By T2T Food Blogger Kathryn
There is no better way to use beautiful FRESH basil than bruschetta. This bruschetta recipe is exactly the type of thing I like to make at this time of year. It’s a wonderful appetizer, but lately, I’ve been happy eating slice after slice for a quick and easy lunch. I hope you love it too!
5 ripe tomatoes, seeds removed and diced.
Red onion(half), diced
1 cup fresh basil, shredded
4 cloves garlic, minced
3 Tbs olive oil
1 lemon, juiced
Fresh basil to garnish.
2 Ripe avocado, smashed
Red onion(quarter), diced
2 Tbs white viniger
Salt & Pepper to tast.
In a large bowl, toss together tomatoes, basil,onion, garlic combine.
Add olive oil and lemon juice, mix let marinate in the fridge for at 30 minutes.
In a bowl add smashed avacdo, onion and vinegar, combine well.
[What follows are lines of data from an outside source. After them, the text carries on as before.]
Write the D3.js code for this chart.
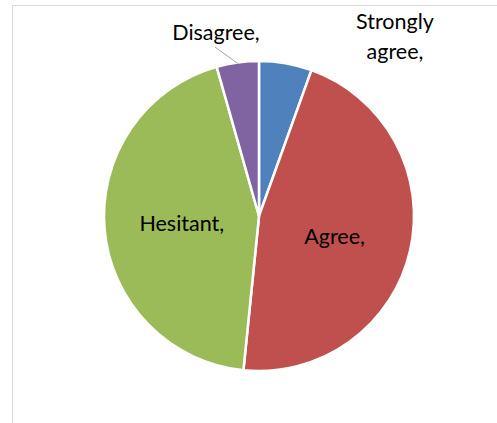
<!DOCTYPE html>
<html>
<head>
<meta charset="utf-8">
<script src="https://cdn.jsdelivr.net/npm/d3@7"></script>
<style>
  html, body { margin: 0; padding: 0; background: #fff; }
  svg { display: block; }
  text { font-family: Lato, "Open Sans", sans-serif; fill: #000; }
</style>
</head>
<body>
<svg id="chart" width="497" height="423"></svg>
<script>
// Survey responses (share of respondents, %)
const categories = ["Strongly agree", "Agree", "Hesitant", "Disagree"];
const values = [5.5, 46.1, 44.0, 4.4];
const colors = ["#4F81BD", "#C0504D", "#9BBB59", "#8064A2"];

const W = 497, H = 423;
const cx = 259, cy = 216, R = 155;

const svg = d3.select("#chart");

// chart area frame (top and left edges visible)
svg.append("path")
  .attr("d", `M12.5,${H} V5.5 H${W}`)
  .attr("fill", "none")
  .attr("stroke", "#d9d9d9")
  .attr("stroke-width", 1);

const data = categories.map((c, i) => ({ name: c, value: values[i], color: colors[i] }));

const pie = d3.pie().value(d => d.value).sort(null);
const arcs = pie(data);
const arc = d3.arc().innerRadius(0).outerRadius(R);

const g = svg.append("g").attr("transform", `translate(${cx},${cy})`);

g.selectAll("path.slice")
  .data(arcs)
  .join("path")
  .attr("class", "slice")
  .attr("d", arc)
  .attr("fill", d => d.data.color)
  .attr("stroke", "#fff")
  .attr("stroke-width", 2.5)
  .attr("stroke-linejoin", "round");

const fs = 21.5;
const inner = d3.arc().innerRadius(R * 0.5).outerRadius(R * 0.5);

// large slices: labels inside at half radius
arcs.filter(d => d.value > 20).forEach(d => {
  const [x, y] = inner.centroid(d);
  g.append("text")
    .attr("x", x).attr("y", y + (d.data.name === "Agree" ? 3 : 0))
    .attr("text-anchor", "middle")
    .attr("dominant-baseline", "central")
    .attr("font-size", fs)
    .text(d.data.name + ",");
});

// small slices: labels outside the pie
const saLines = ["Strongly", "agree,"];
svg.append("text")
  .attr("x", 395).attr("y", 29)
  .attr("text-anchor", "middle")
  .attr("font-size", fs)
  .selectAll("tspan")
  .data(saLines)
  .join("tspan")
  .attr("x", 395)
  .attr("dy", (d, i) => i === 0 ? 0 : 30)
  .text(d => d);

const dis = arcs[3];
svg.append("text")
  .attr("x", 216).attr("y", 40)
  .attr("text-anchor", "middle")
  .attr("font-size", fs)
  .text(dis.data.name + ",");

// leader line from the Disagree label to its slice
const mid = (dis.startAngle + dis.endAngle) / 2;
const edge = [cx + Math.sin(mid) * (R - 1), cy - Math.cos(mid) * (R - 1)];
svg.append("line")
  .attr("x1", 215).attr("y1", 47)
  .attr("x2", edge[0]).attr("y2", edge[1])
  .attr("stroke", "#a6a6a6")
  .attr("stroke-width", 1);
</script>
</body>
</html>
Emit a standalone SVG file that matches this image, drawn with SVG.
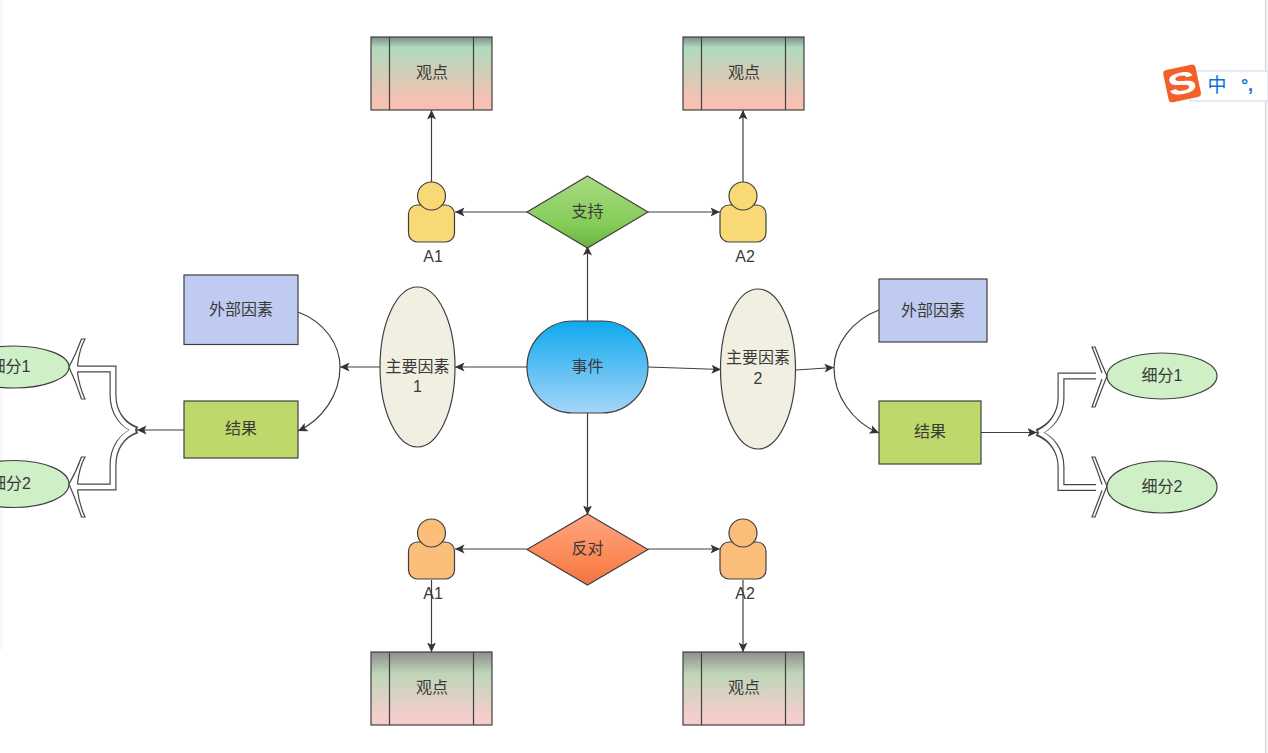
<svg xmlns="http://www.w3.org/2000/svg" width="1268" height="753" viewBox="0 0 1268 753">
<style>
text{font-family:"Liberation Sans","Noto Sans CJK SC",sans-serif;font-size:16px;fill:#3a3a3a;text-anchor:middle;dominant-baseline:central}
.s{stroke:#404040;stroke-width:1.2}
.c{fill:none;stroke:#3f3f3f;stroke-width:1.2}
.o{fill:none;stroke:#484848;stroke-width:7}
.i{fill:none;stroke:#fff;stroke-width:4.6}
.h{fill:#fff;stroke:#484848;stroke-width:1.2}
.g{fill:#cff0c6}
</style>
<defs>
<marker id="a" markerWidth="11" markerHeight="10" refX="9.500" refY="5" orient="auto" markerUnits="userSpaceOnUse"><path d="M0 0.500L9.500 5L0 9.500L2.200 5Z" fill="#333"/></marker>
<linearGradient id="g1" x1="0" y1="0" x2="0" y2="1"><stop offset="0" stop-color="#7f8a86"/><stop offset=".14" stop-color="#aedbbd"/><stop offset=".85" stop-color="#f5c1b3"/></linearGradient>
<linearGradient id="g2" x1="0" y1="0" x2="0" y2="1"><stop offset="0" stop-color="#8e8e8e"/><stop offset=".3" stop-color="#bfd6b8"/><stop offset=".9" stop-color="#f6cdcd"/></linearGradient>
<linearGradient id="d1" x1="0" y1="0" x2="0" y2="1"><stop offset="0" stop-color="#a9da84"/><stop offset=".7" stop-color="#82cc55"/><stop offset="1" stop-color="#6bb045"/></linearGradient>
<linearGradient id="d2" x1="0" y1="0" x2="0" y2="1"><stop offset="0" stop-color="#ffa582"/><stop offset=".7" stop-color="#fb8550"/><stop offset="1" stop-color="#ee7445"/></linearGradient>
<linearGradient id="e" x1="0" y1="0" x2="0" y2="1"><stop offset="0" stop-color="#0ea9ee"/><stop offset="1" stop-color="#a6d5f8"/></linearGradient>
<g id="p"><rect x="0" y="23" width="46" height="37" rx="9"/><circle cx="23" cy="14" r="14"/></g>
</defs>
<rect width="1268" height="753" fill="#fff"/>
<rect x="0" y="0" width="3" height="650" fill="#f9f9f9"/>
<rect x="1266" y="0" width="2" height="753" fill="#f2f2f2"/>
<rect x="1265" y="0" width="1" height="753" fill="#d4d4d4"/>

<g id="connectors">
<path class="c" marker-end="url(#a)" d="M587.500 321V246"/>
<path class="c" marker-end="url(#a)" d="M587.500 413V515"/>
<path class="c" marker-end="url(#a)" d="M527 367H455"/>
<path class="c" marker-end="url(#a)" d="M648 367L721 369.500"/>
<path class="c" marker-end="url(#a)" d="M527 212H455"/>
<path class="c" marker-end="url(#a)" d="M648 212H720"/>
<path class="c" marker-end="url(#a)" d="M527 549H455"/>
<path class="c" marker-end="url(#a)" d="M648 549H720"/>
<path class="c" marker-end="url(#a)" d="M431.500 182V110"/>
<path class="c" marker-end="url(#a)" d="M743 182V110"/>
<path class="c" marker-end="url(#a)" d="M431.500 580V652"/>
<path class="c" marker-end="url(#a)" d="M743 580V652"/>
<path class="c" marker-end="url(#a)" d="M380 367H340"/>
<path class="c" d="M298 312C325 322 340 345 340 367"/>
<path class="c" marker-end="url(#a)" d="M340 367C340 395 322 420 298 431"/>
<path class="c" marker-end="url(#a)" d="M796 370L834 367.500"/>
<path class="c" d="M879 310C852 320 834 345 834 368"/>
<path class="c" marker-end="url(#a)" d="M834 368C834 395 852 422 879 433"/>
<path class="c" marker-end="url(#a)" d="M184 430H137"/>
<path class="c" marker-end="url(#a)" d="M981 432.500H1037"/>
<g id="split-left">
<path class="o" d="M137 430C122 425 113 412 113 395V369H76"/>
<path class="o" d="M137 430C122 435 113 448 113 465V487H76"/>
<path class="i" d="M135 430C122 425 113 412 113 395V369H74"/>
<path class="i" d="M135 430C122 435 113 448 113 465V487H74"/>
<path class="h" d="M77.500 366Q79 350 85 339L81.500 339Q76 354 69 367Q76 382 81.500 399L85 399Q79 386 77.500 372"/>
<path class="h" d="M77.500 484Q79 468 85 457L81.500 457Q76 472 69 484Q76 500 81.500 517L85 517Q79 504 77.500 490"/>
</g>
<g id="split-right">
<path class="o" d="M1037 432.500C1051 427 1061 414 1061 398V376H1096"/>
<path class="o" d="M1037 432.500C1051 438 1061 450 1061 467V487.500H1096"/>
<path class="i" d="M1039 432.500C1051 427 1061 414 1061 398V376H1098"/>
<path class="i" d="M1039 432.500C1051 438 1061 450 1061 467V487.500H1098"/>
<path class="h" d="M1102 373Q1097 359 1092 347L1095 347Q1101 363 1107 376Q1101 391 1095 407L1092 407Q1097 393 1102 379"/>
<path class="h" d="M1102 484.500Q1097 469 1092 457L1095 457Q1101 473 1107 486Q1101 501 1095 517L1092 517Q1097 504 1102 490.500"/>
</g>
</g>

<g id="event"><rect class="s" x="527" y="321" width="121" height="92" rx="46" fill="url(#e)"/><text x="587.500" y="366">事件</text></g>
<g id="support"><path class="s" d="M587.500 176L648 212L587.500 248L527 212Z" fill="url(#d1)"/><text x="587.500" y="211">支持</text></g>
<g id="oppose"><path class="s" d="M587.500 514L648 549.500L587.500 585L527 549.500Z" fill="url(#d2)"/><text x="587.500" y="548">反对</text></g>

<g id="factor1"><ellipse class="s" cx="417.500" cy="367" rx="37.500" ry="80" fill="#f1efe2"/><text x="417.500" y="366">主要因素</text><text x="417.500" y="386">1</text></g>
<g id="factor2"><ellipse class="s" cx="758" cy="369" rx="37.500" ry="80" fill="#f1efe2"/><text x="758" y="357">主要因素</text><text x="758" y="378">2</text></g>

<g id="ext1"><rect class="s" x="184" y="275" width="114" height="69.500" fill="#bfcbf0"/><text x="241" y="309">外部因素</text></g>
<g id="res1"><rect class="s" x="184" y="401" width="114" height="57" fill="#bed86c"/><text x="241" y="428">结果</text></g>
<g id="ext2"><rect class="s" x="879" y="279" width="108" height="63" fill="#bfcbf0"/><text x="933" y="310">外部因素</text></g>
<g id="res2"><rect class="s" x="879" y="401" width="102" height="63" fill="#bed86c"/><text x="930" y="431">结果</text></g>

<g id="sub-l1"><ellipse class="s g" cx="14" cy="367" rx="55" ry="21"/><text x="10" y="366">细分1</text></g>
<g id="sub-l2"><ellipse class="s g" cx="14" cy="484" rx="55" ry="23.500"/><text x="10.500" y="483">细分2</text></g>
<g id="sub-r1"><ellipse class="s g" cx="1162" cy="376" rx="55" ry="23"/><text x="1162" y="375">细分1</text></g>
<g id="sub-r2"><ellipse class="s g" cx="1162" cy="487" rx="55" ry="26"/><text x="1162" y="486">细分2</text></g>

<g id="a1-top"><use href="#p" x="408.500" y="182" class="s" fill="#f9d976"/><text x="433" y="256">A1</text></g>
<g id="a2-top"><use href="#p" x="720" y="182" class="s" fill="#f9d976"/><text x="745" y="256">A2</text></g>
<g id="a1-bot"><use href="#p" x="408.500" y="519" class="s" fill="#fbbd7a"/><text x="433" y="593">A1</text></g>
<g id="a2-bot"><use href="#p" x="720" y="519" class="s" fill="#fbbd7a"/><text x="745" y="593">A2</text></g>

<g id="view1"><rect class="s" x="371" y="37" width="121" height="73" fill="url(#g1)"/><path class="s" d="M389.500 37V110M473.500 37V110"/><text x="432" y="72">观点</text></g>
<g id="view2"><rect class="s" x="683" y="37" width="121" height="73" fill="url(#g1)"/><path class="s" d="M701.500 37V110M785.500 37V110"/><text x="744" y="72">观点</text></g>
<g id="view3"><rect class="s" x="371" y="652" width="121" height="73" fill="url(#g2)"/><path class="s" d="M389.500 652V725M473.500 652V725"/><text x="432" y="687">观点</text></g>
<g id="view4"><rect class="s" x="683" y="652" width="121" height="73" fill="url(#g2)"/><path class="s" d="M701.500 652V725M785.500 652V725"/><text x="744" y="687">观点</text></g>

<g id="ime">
<rect x="1190" y="71" width="78" height="30" fill="#fff" stroke="#cdd8ea"/>
<rect x="1165.500" y="67" width="33" height="33" rx="4" fill="#f4602a" transform="rotate(-12 1182 83)"/>
<text x="1182" y="83" transform="rotate(-12 1182 83) translate(1182 83) scale(1.25 .9) translate(-1182 -83)" style="font-size:34px;font-weight:bold;fill:#fff">S</text>
<text x="1217" y="85" style="font-size:19px;fill:#0b6fd6;font-weight:normal">中</text>
<text x="1247" y="85" style="font-size:18px;font-weight:bold;fill:#0b6fd6">°,</text>
</g>
</svg>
Salt and pepper to taste. Place avocado sees in the middle of the mix, cover with glad wrap till ready to use.
Meanwhile, butter one side of the bread, toast in frypan or toaster press.
Let bread cool for 5 minutes, then rub tops of bread with halved garlic cloves.
Spoon smashed avacdo spread on the toast, then tomatoes mix.
Top with feta cheese, fresh basil leaves and drizzle with balsamic glaze.